A la viuda de la parábola le quedaba, sin embargo, un poder contra el juez injusto: su insistencia y perseverancia. El juez injusto se ve obligado a reconocerlo: «Aunque no temo a Dios y, por eso, no respeto a los hombres –menos que todos a esta viuda–, dado que ella me causa molestia, le haré justicia para que no venga continuamente a importunarme». De esta manera recomienda Jesús la necesidad de orar siempre. ¡Es un modo audaz, que nadie habría osado usar! En efecto, en el lugar de ese juez injusto está Dios mismo, que es el Juez Justo: «¿No hará justicia Dios a sus elegidos, que están clamando a Él día y noche, y les hace esperar?». Nuevamente, dos afirmaciones yuxtapuestas que debemos subordinar: ¿No les hará justicia, aunque los haga esperar?
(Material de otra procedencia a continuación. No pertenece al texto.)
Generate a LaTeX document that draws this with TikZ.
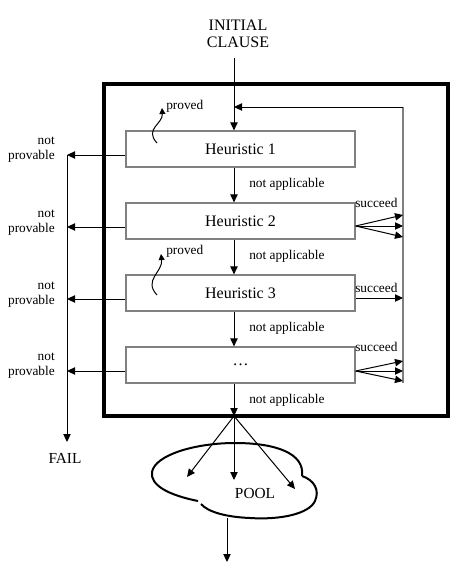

La justicia de Dios no tarda –se suele decir–, pero Él quiere nuestra perseverancia en la oración confiada. Nosotros nos cansamos demasiado pronto de pedir y desfallecemos en la oración. No se encuentran hoy esos «elegidos que claman a Dios día y noche». Es cierto que últimamente han surgido en el mundo católico lugares en que se desarrolla la adoración eucarística «día y noche» y podemos decir que desde esos lugares se eleva a Dios esa oración «siempre y sin desfallecer» que Él quiere inculcar a sus discípulos. Es nuestra única esperanza de recibir la justicia para nuestro mundo de parte de Dios: «Les digo que les hará justicia pronto».

Dejamos a la apreciación de cada lector la inquietante pregunta final de Jesús: «Pero, cuándo el Hijo del hombre venga, ¿encontrará fe sobre la tierra?».